Sicuramente non è peggiorato come sarebbe accaduto a molti altri. Come ha fatto a isolarsi da tutto e continuare ad essere decisivo in campo?
«Non c’è un segreto, credo dipenda dal mio carattere. Sia in partita sia in allenamento sono sempre riuscito a concentrarmi sul mio lavoro. Senza farmi condizionare dal resto. E poi, forse, tutta questa storia mi ha fatto apprezzare ancora di più quanto sia bello giocare a calcio».
Quello di domenica per lei è come un derby, no?
«Da ragazzo tifavo Milan, è vero. Ma ormai mi sento solo laziale».
Già. Il derby è un altro. E si sta pure avvicinando.
«Eh, manca meno di un mese e a Roma già non si parla d’altro…».
A un derby è legato il momento più bello della sua carriera, giusto?
«Giusto. La Coppa Italia conquistata sulla Roma nel 2013 è stata una gioia unica, indescrivibile. Anche le due coppe del 2009, anche il terzo posto del 2007 sono stati risultati importanti. Ma quella Coppa alzata da capitano non ha eguali».
Qualche rimpianto?
«Più che con la Lazio ce l’ho per la Nazionale. In azzurro ho giocato, ma non sono mai riuscito a trovare la continuità».

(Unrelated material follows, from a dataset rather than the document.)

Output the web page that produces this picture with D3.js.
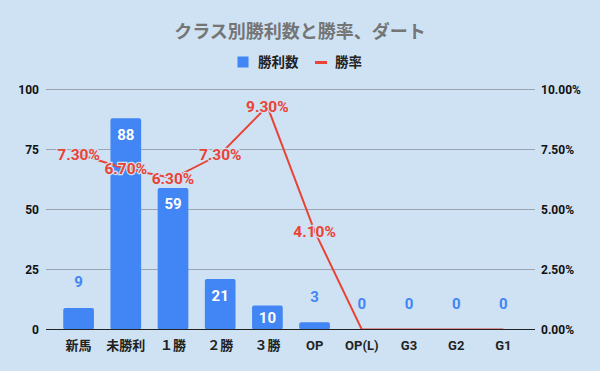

Juve o Roma per lo scudetto?
«Bella lotta, ma credo che la Juve abbia qualcosa in più. Penso che alla fine la spunteranno i bianconeri».
E la Lazio ce la farà a vincere il suo scudetto, cioè ad andare in Champions?
«L’abbiamo sfiorata per due volte con Reja nelle scorse stagioni, anzi l’abbiamo buttata. Quest’anno non deve sfuggirci».